Die Frage, wer Verfügungsadressat bei einer Vertretungsbeistandschaft sein soll und muss, ist keine einfache und einiges ist unklar.

Es herrscht folgende Meinung vor:

1. Hat ein Vertretungsbeistand ein Mandat in administrativen Belangen und auch die Aufgabe der Geltendmachung von Ansprüchen (z.B. gegenüber der Sozialhilfe) gilt Folgendes:

- Die verbeiständete Person ist handlungsunfähig: Die Verfügung ist alleine an den Beistand zu eröffnen. Nur er und nicht die verbeiständete Person kann im Namen der handlungsunfähigen Person ein Rechtsmittel ergreifen.

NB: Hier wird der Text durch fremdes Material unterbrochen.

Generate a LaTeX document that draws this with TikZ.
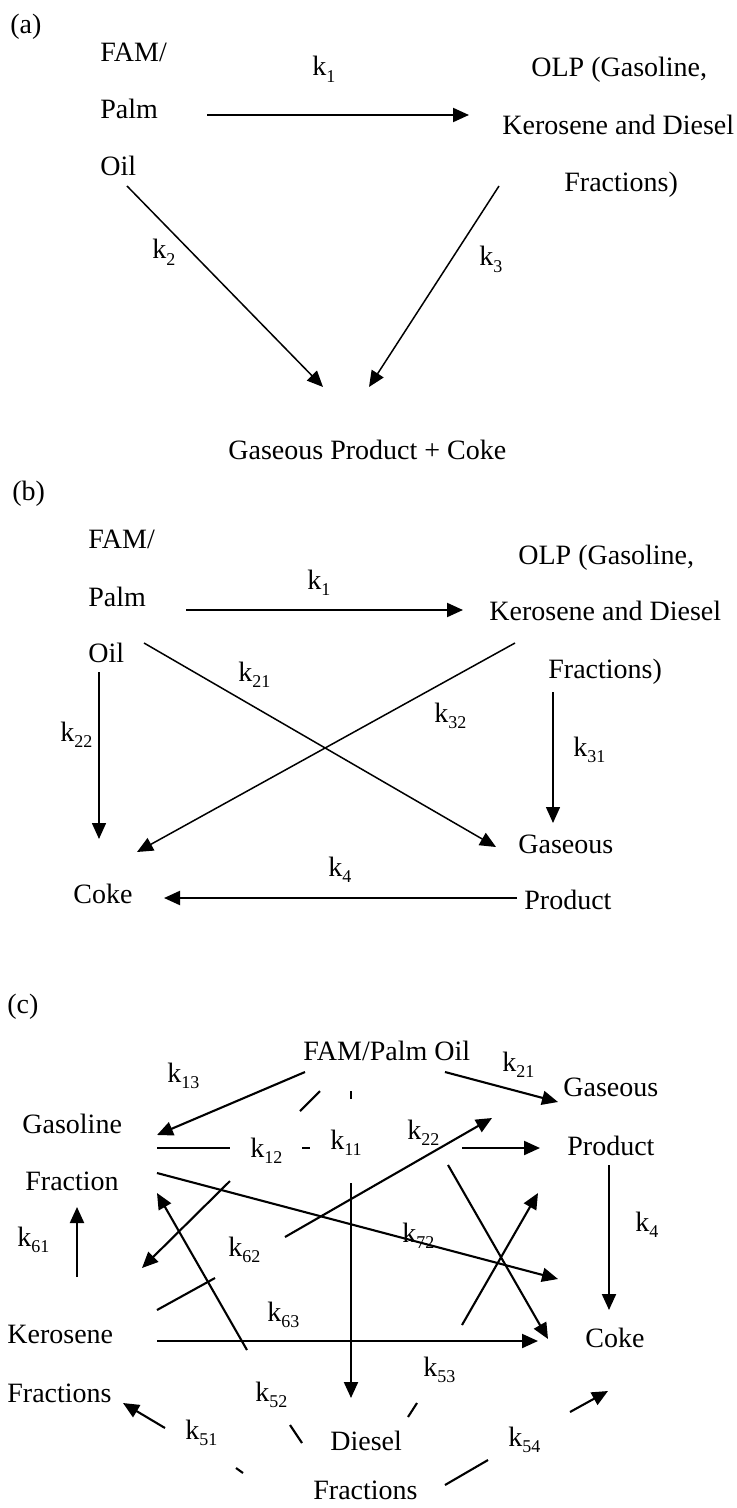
\documentclass[tikz,border=0pt]{standalone}
\usepackage{fontspec}
\setmainfont{Liberation Serif}
\usetikzlibrary{arrows.meta}
\newcommand{\krate}[1]{k\raisebox{-3.2pt}{\fontsize{9pt}{9pt}\selectfont #1}}
\tikzset{
  lbl/.style={inner sep=0pt, anchor=base west, font=\fontsize{14pt}{16pt}\selectfont},
  thinln/.style={line width=0.75pt},
  thickln/.style={line width=1.05pt},
  arr/.style={-{Triangle[length=8pt,width=7pt]}},
}
\begin{document}
\begin{tikzpicture}[x=0.5pt,y=-0.5pt]
\useasboundingbox (0,0) rectangle (736,1508);

% ---------------- (a) ----------------
\node[lbl] (alab)  at (10,34)  {(a)};
\node[lbl] (afam)  at (100,62) {FAM/};
\node[lbl] (apalm) at (100,119) {Palm};
\node[lbl] (aoil)  at (100,176) {Oil};
\node[lbl] (aolp)  at (531,77)  {OLP (Gasoline,};
\node[lbl] (aker)  at (502,135) {Kerosene and Diesel};
\node[lbl] (afrac) at (564,192) {Fractions)};
\node[lbl] (agpc)  at (228,459) {Gaseous Product + Coke};
\node[lbl] (ak1) at (312,76)  {\krate{1}};
\node[lbl] (ak2) at (152,259) {\krate{2}};
\node[lbl] (ak3) at (479,266) {\krate{3}};

\coordinate (a1s) at (207,115); \coordinate (a1e) at (469,115);
\coordinate (a2s) at (127,186); \coordinate (a2e) at (323,387);
\coordinate (a3s) at (499,186); \coordinate (a3e) at (369,387);
\draw[thickln,arr] (a1s) -- (a1e);
\draw[thinln,arr]  (a2s) -- (a2e);
\draw[thinln,arr]  (a3s) -- (a3e);

% ---------------- (b) ----------------
\node[lbl] (blab)  at (12,500)  {(b)};
\node[lbl] (bfam)  at (88,548)  {FAM/};
\node[lbl] (bpalm) at (88,606)  {Palm};
\node[lbl] (boil)  at (88,662)  {Oil};
\node[lbl] (bolp)  at (518,564) {OLP (Gasoline,};
\node[lbl] (bker)  at (489,620) {Kerosene and Diesel};
\node[lbl] (bfrac) at (548,678) {Fractions)};
\node[lbl] (bgas)  at (518,853) {Gaseous};
\node[lbl] (bprod) at (524,909) {Product};
\node[lbl] (bcoke) at (73,903)  {Coke};
\node[lbl] (bk1)  at (307,589) {\krate{1}};
\node[lbl] (bk21) at (238,681) {\krate{21}};
\node[lbl] (bk22) at (60,741)  {\krate{22}};
\node[lbl] (bk32) at (434,722) {\krate{32}};
\node[lbl] (bk31) at (573,756) {\krate{31}};
\node[lbl] (bk4)  at (328,876) {\krate{4}};

\coordinate (b1s)  at (186,610); \coordinate (b1e)  at (463,610);
\coordinate (b21s) at (144,643); \coordinate (b21e) at (496,847);
\coordinate (b32s) at (515,643); \coordinate (b32e) at (137,852);
\coordinate (b22s) at (99,672);  \coordinate (b22e) at (99,839);
\coordinate (b31s) at (553,692); \coordinate (b31e) at (553,823);
\coordinate (b4s)  at (517,898); \coordinate (b4e)  at (164,898);
\draw[thickln,arr] (b1s) -- (b1e);
\draw[thinln,arr]  (b21s) -- (b21e);
\draw[thinln,arr]  (b32s) -- (b32e);
\draw[thinln,arr]  (b22s) -- (b22e);
\draw[thinln,arr]  (b31s) -- (b31e);
\draw[thickln,arr] (b4s) -- (b4e);

% ---------------- (c) ----------------
\node[lbl] (clab)  at (7,1013)   {(c)};
\node[lbl] (cfam)  at (303,1060) {FAM/Palm Oil};
\node[lbl] (cgas)  at (563,1096) {Gaseous};
\node[lbl] (cprod) at (567,1155) {Product};
\node[lbl] (cgsl)  at (22,1133)  {Gasoline};
\node[lbl] (cfr1)  at (25,1190)  {Fraction};
\node[lbl] (cker)  at (7,1343)   {Kerosene};
\node[lbl] (cfr2)  at (7,1402)   {Fractions};
\node[lbl] (ccoke) at (585,1347) {Coke};
\node[lbl] (cdies) at (330,1450) {Diesel};
\node[lbl] (cfr3)  at (313,1499) {Fractions};

\node[lbl] (ck13) at (167,1082) {\krate{13}};
\node[lbl] (ck21) at (502,1071) {\krate{21}};
\node[lbl] (ck12) at (250,1157) {\krate{12}};
\node[lbl] (ck11) at (330,1149) {\krate{11}};
\node[lbl] (ck22) at (407,1139) {\krate{22}};
\node[lbl] (ck62) at (228,1256) {\krate{62}};
\node[lbl] (ck72) at (402,1242) {\krate{72}};
\node[lbl] (ck61) at (17,1246)  {\krate{61}};
\node[lbl] (ck4)  at (635,1231) {\krate{4}};
\node[lbl] (ck63) at (267,1321) {\krate{63}};
\node[lbl] (ck53) at (423,1376) {\krate{53}};
\node[lbl] (ck52) at (255,1401) {\krate{52}};
\node[lbl] (ck51) at (185,1439) {\krate{51}};
\node[lbl] (ck54) at (508,1446) {\krate{54}};

% end points of the reaction paths
\coordinate (c13s) at (305,1072); \coordinate (c13e) at (157,1135);
\coordinate (c21s) at (445,1072); \coordinate (c21e) at (558,1102);
\coordinate (c11a) at (351,1091); \coordinate (c11b) at (351,1099);
\coordinate (c11s) at (351,1183); \coordinate (c11e) at (351,1398);
\coordinate (c12a) at (157,1148); \coordinate (c12b) at (230,1148);
\coordinate (c12c) at (302,1148); \coordinate (c12d) at (310,1148);
\coordinate (c12s) at (462,1148); \coordinate (c12e) at (540,1148);
\coordinate (cdga) at (320,1091); \coordinate (cdgb) at (300,1111);
\coordinate (cdgs) at (230,1181); \coordinate (cdge) at (142,1268);
\coordinate (c62a) at (157,1310); \coordinate (c62b) at (215,1278);
\coordinate (c62s) at (285,1237); \coordinate (c62e) at (492,1118);
\coordinate (c52a) at (302,1443); \coordinate (c52b) at (290,1425);
\coordinate (c52s) at (247,1350); \coordinate (c52e) at (157,1193);
\coordinate (c51a) at (243,1473); \coordinate (c51b) at (236,1468);
\coordinate (c51s) at (165,1428); \coordinate (c51e) at (123,1403);
\coordinate (c53a) at (408,1417); \coordinate (c53b) at (417,1403);
\coordinate (c53s) at (462,1325); \coordinate (c53e) at (538,1193);
\coordinate (c54a) at (445,1485); \coordinate (c54b) at (488,1460);
\coordinate (c54s) at (570,1412); \coordinate (c54e) at (608,1391);
\coordinate (c72s) at (157,1173); \coordinate (c72e) at (558,1279);
\coordinate (ccxs) at (448,1165); \coordinate (ccxe) at (548,1339);
\coordinate (c63s) at (157,1341); \coordinate (c63e) at (538,1341);
\coordinate (c4s)  at (609,1165); \coordinate (c4e)  at (609,1310);
\coordinate (c61s) at (77,1277);  \coordinate (c61e) at (77,1207);

\begin{scope}[thickln]
\draw[arr] (c13s) -- (c13e);
\draw[arr] (c21s) -- (c21e);
\draw (c11a) -- (c11b);
\draw[arr] (c11s) -- (c11e);
\draw (c12a) -- (c12b);
\draw (c12c) -- (c12d);
\draw[arr] (c12s) -- (c12e);
\draw (cdga) -- (cdgb);
\draw[arr] (cdgs) -- (cdge);
\draw (c62a) -- (c62b);
\draw[arr] (c62s) -- (c62e);
\draw (c52a) -- (c52b);
\draw[arr] (c52s) -- (c52e);
\draw (c51a) -- (c51b);
\draw[arr] (c51s) -- (c51e);
\draw (c53a) -- (c53b);
\draw[arr] (c53s) -- (c53e);
\draw (c54a) -- (c54b);
\draw[arr] (c54s) -- (c54e);
\draw[arr] (c72s) -- (c72e);
\draw[arr] (ccxs) -- (ccxe);
\draw[arr] (c63s) -- (c63e);
\draw[arr] (c4s) -- (c4e);
\draw[arr] (c61s) -- (c61e);
\end{scope}
\end{tikzpicture}
\end{document}
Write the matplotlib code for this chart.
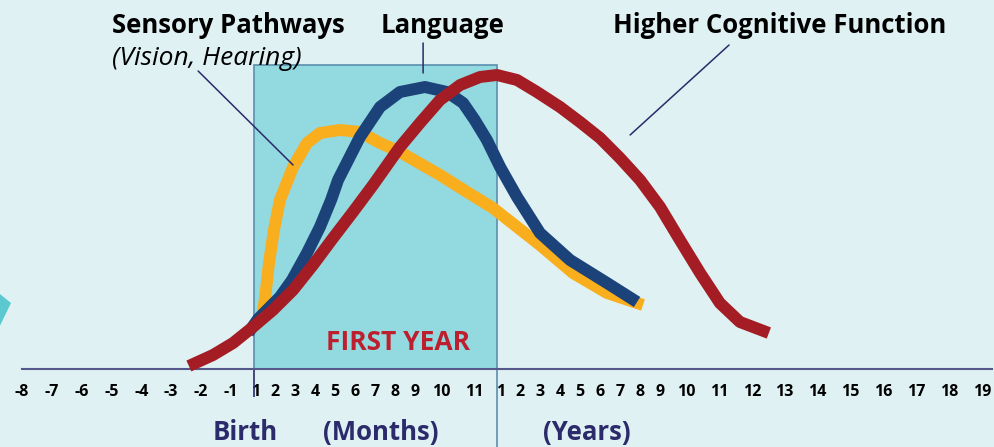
import numpy as np
import matplotlib
matplotlib.use('Agg')
import matplotlib.pyplot as plt
from matplotlib.patches import Rectangle, Polygon

W, H = 995, 447

# age labels along the timeline (prenatal months, months, years)
prenatal = ['-8', '-7', '-6', '-5', '-4', '-3', '-2', '-1']
months = ['1', '2', '3', '4', '5', '6', '7', '8', '9', '10', '11']
years = ['1', '2', '3', '4', '5', '6', '7', '8', '9', '10',
         '11', '12', '13', '14', '15', '16', '17', '18', '19']
age_labels = prenatal + months + years

# curves: x = position along the age labels (0 = "-8"), y = development level
sensory_x = [8.18, 8.38, 8.53, 8.68, 8.93, 9.23, 9.63, 9.89, 10.59, 11.24,
             12.25, 13.25, 14.26, 15.26, 16.96, 17.79, 18.72, 20.99, 22.65,
             24.36, 26.17]
sensory_y = [47, 56, 79, 106, 139, 169, 189, 202, 226, 236,
             239, 237, 226, 217, 194, 177, 161, 124, 96,
             76, 64]

language_x = [7.71, 8.13, 9.23, 9.84, 10.59, 11.24, 11.80, 12.15, 13.25, 14.26,
              15.26, 16.39, 17.18, 17.67, 18.03, 18.49, 18.99, 19.84, 20.99,
              22.50, 24.36, 25.87]
language_y = [36, 50, 72, 89, 116, 142, 169, 189, 232, 262,
              277, 282, 277, 266, 249, 229, 202, 172, 136,
              109, 86, 67]

cognitive_x = [5.60, 6.41, 7.10, 7.90, 8.88, 9.89, 10.89, 11.90, 12.90, 13.91,
               15.26, 16.20, 16.96, 17.58, 18.23, 18.87, 19.84, 20.84, 22.0,
               23.0, 24.01, 25.01, 26.02, 27.02, 27.77, 28.43, 29.03, 29.64,
               30.52]
cognitive_y = [3, 14, 26, 42, 59, 79, 104, 131, 157, 184,
               222, 246, 269, 284, 292, 294, 289, 277, 262,
               247, 231, 211, 189, 162, 129, 96, 66, 47,
               36]

first_year = (7.93, 18.86)
box_top = 304

BG = '#DFF1F3'
BOX = '#93D9E0'
BOX_EDGE = '#5B8FAE'
YELLOW = '#F9AE1D'
BLUE = '#1B4279'
RED = '#A51D24'
NAVY = '#2B2A6A'
CRIMSON = '#BD1F2E'
TEAL = '#5CC9D1'

plt.rcParams['font.family'] = ['Open Sans', 'DejaVu Sans']

# label spacing follows the width of each label, like a line of text
DIGIT_W = {1: 12.0, 2: 25.0}
DASH_W = 9.9
GAP = 7.9


def label_width(s):
    return (DASH_W if s.startswith('-') else 0) + DIGIT_W[len(s.lstrip('-'))]


tick_px = [22.0]
for a, b in zip(age_labels[:-1], age_labels[1:]):
    tick_px.append(tick_px[-1] + (label_width(a) + label_width(b)) / 2 + GAP)
tick_px = np.array(tick_px)
tick_idx = np.arange(len(age_labels), dtype=float)
ext_idx = np.r_[-50, tick_idx, len(age_labels) + 50]
ext_px = np.r_[tick_px[0] - 50 * 29.8, tick_px, tick_px[-1] + 50 * 32.9]


def fwd(x):
    return np.interp(x, ext_idx, ext_px)


def inv(p):
    return np.interp(p, ext_px, ext_idx)


fig = plt.figure(figsize=(W / 100, H / 100), dpi=100)
fig.patch.set_facecolor(BG)
ax = fig.add_axes([0, 0, 1, 1])
ax.set_facecolor(BG)
ax.set_xscale('function', functions=(fwd, inv))
ax.set_xlim(inv(0), inv(W))
ax.set_ylim(-78, 369)

# first year box
ax.add_patch(Rectangle((first_year[0], 0), first_year[1] - first_year[0], box_top,
                       facecolor=BOX, edgecolor=BOX_EDGE, lw=1.2, zorder=1))
ax.vlines(first_year[0], -28, 0, color=NAVY, lw=1.2, zorder=2)
ax.vlines(first_year[1], -78, 0, color=BOX_EDGE, lw=1.2, zorder=2)

# curves
lw = 8.6
ax.plot(sensory_x, sensory_y, color=YELLOW, lw=lw, solid_capstyle='butt',
        solid_joinstyle='round', zorder=3)
ax.plot(language_x, language_y, color=BLUE, lw=lw, solid_capstyle='butt',
        solid_joinstyle='round', zorder=4)
ax.plot(cognitive_x, cognitive_y, color=RED, lw=lw, solid_capstyle='butt',
        solid_joinstyle='round', zorder=5)

# leader lines
line_kw = dict(arrowprops=dict(arrowstyle='-', color=NAVY, lw=1.1,
                               shrinkA=0, shrinkB=0), zorder=6)
ax.annotate('', xy=(9.89, 204), xytext=(5.91, 298), **line_kw)
ax.annotate('', xy=(16.32, 296), xytext=(16.32, 326), **line_kw)
ax.annotate('', xy=(25.52, 234), xytext=(29.31, 324), **line_kw)

# axis
ax.spines[['top', 'right', 'left']].set_visible(False)
ax.spines['bottom'].set_position(('data', 0))
ax.spines['bottom'].set_bounds(inv(22), inv(992))
ax.spines['bottom'].set_color('#55588A')
ax.spines['bottom'].set_linewidth(1.5)
ax.spines['bottom'].set_zorder(2.5)
ax.set_yticks([])
ax.set_xticks(tick_idx, age_labels)
ax.tick_params(axis='x', length=0, pad=10.5, labelsize=11.5, labelcolor='black')
for t in ax.get_xticklabels():
    t.set_fontweight('bold')


def px(x, y):
    return x / W, 1 - y / H


title_kw = dict(fontsize=18.5, fontweight='bold', color='black', va='baseline', ha='left')
fig.text(*px(112, 33), 'Sensory Pathways', **title_kw)
fig.text(*px(112, 65), '(Vision, Hearing)', fontsize=19, style='italic',
         color='black', va='baseline', ha='left')
fig.text(*px(381, 33), 'Language', **title_kw)
fig.text(*px(613, 33), 'Higher Cognitive Function', **title_kw)
fig.text(*px(326, 350), 'FIRST YEAR', fontsize=19, fontweight='bold',
         color=CRIMSON, va='baseline', ha='left', zorder=7)

bottom_kw = dict(fontsize=18.5, fontweight='bold', color=NAVY, va='baseline', ha='left')
fig.text(*px(213, 440), 'Birth', **bottom_kw)
fig.text(*px(323, 440), '(Months)', **bottom_kw)
fig.text(*px(543, 440), '(Years)', **bottom_kw)

# decorative shape at the left edge
fig.patches.append(Polygon([px(-5, 290), px(11, 303), px(-5, 336)], closed=True,
                           facecolor=TEAL, edgecolor='none',
                           transform=fig.transFigure, figure=fig))

fig.savefig('out.png', dpi=100, facecolor=BG)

- Die verbeiständete Person ist handlungsfähig: Die Verfügung ist sowohl dem Beistand wie auch der verbeiständeten Person zu eröffnen. Beide können unabhängig voneinander ein Rechtsmittel ergreifen. Die Rechtsmittelfrist für die verbeiständete Person beginnt erst zu laufen, wenn ihr die Verfügung nachweislich eröffnet bzw. zugestellt wurde. Der Beweis, dass die Verfügung eröffnet wurde bzw. zugegangen ist, obliegt der verfügenden Behörde. Stellt sie die Verfügung dem Beistand zu mit dem Auftrag, die Verfügung der verbeiständeten Person weiterzuleiten, ohne z.B. eine Zustellungsquittung zu verlangen, erschwert sie sich selbst den Beweis, dass die Zustellung erfolgt ist und kann damit allenfalls nicht beweisen, wann die Rechtsmittelfrist zu laufen begonnen hat (BGE 5A_232/2018).

- Die verbeiständete Person ist beschränkt handlungsfähig: Hat die KESB spezifisch im Bereich des Verkehrs mit der Sozialhilfe oder den Behörden die Handlungsfähigkeit eingeschränkt, ist die Verfügung ausschliesslich dem Beistand zuzustellen. Ist die Handlungsfähigkeit zwar eingeschränkt aber nicht im fraglichen Bereich, ist die Verfügung sowohl dem Beistand wie der verbeiständeten Person zu eröffnen. Bezüglich des Beweises der Zustellung und des Beginns der Rechtsmittelfrist gilt dann das unter «handlungsfähiger verbeiständeter Person» Ausgeführte (siehe auch BGE 5A_456/2017).

2. Hat ein Vertretungsbeistand kein Mandat betreffend Geltendmachung von Ansprüchen (z.B. gegenüber der Sozialhilfe) gilt Folgendes:

- Die verbeiständete Person ist handlungsunfähig: Die Verfügung ist dennoch alleine an den Beistand zu eröffnen.

- Die verbeiständete Person ist handlungsfähig: Die Verfügung ist von der Behörde (z.B. der Sozialhilfe) nur der handlungsfähigen Person zu eröffnen bzw. zuzustellen und der Beistand darf nicht beauftrag werden, die Zustellung vorzunehmen (sinngemäss BGE 5A_232/2018).

- Die verbeiständete Person ist beschränkt handlungsfähig: Ist die verbeiständete Person bezüglich der Geltendmachung von Ansprüchen (z.B. gegenüber der Sozialhilfe) handlungsfähig, ist die Verfügung alleine ihr zu eröffnen bzw. zuzustellen und der Beistand darf nicht beauftragt werden, die Zustellung vorzunehmen.

Ich hoffe, Ihnen mit dieser Antwort weiterhelfen zu können.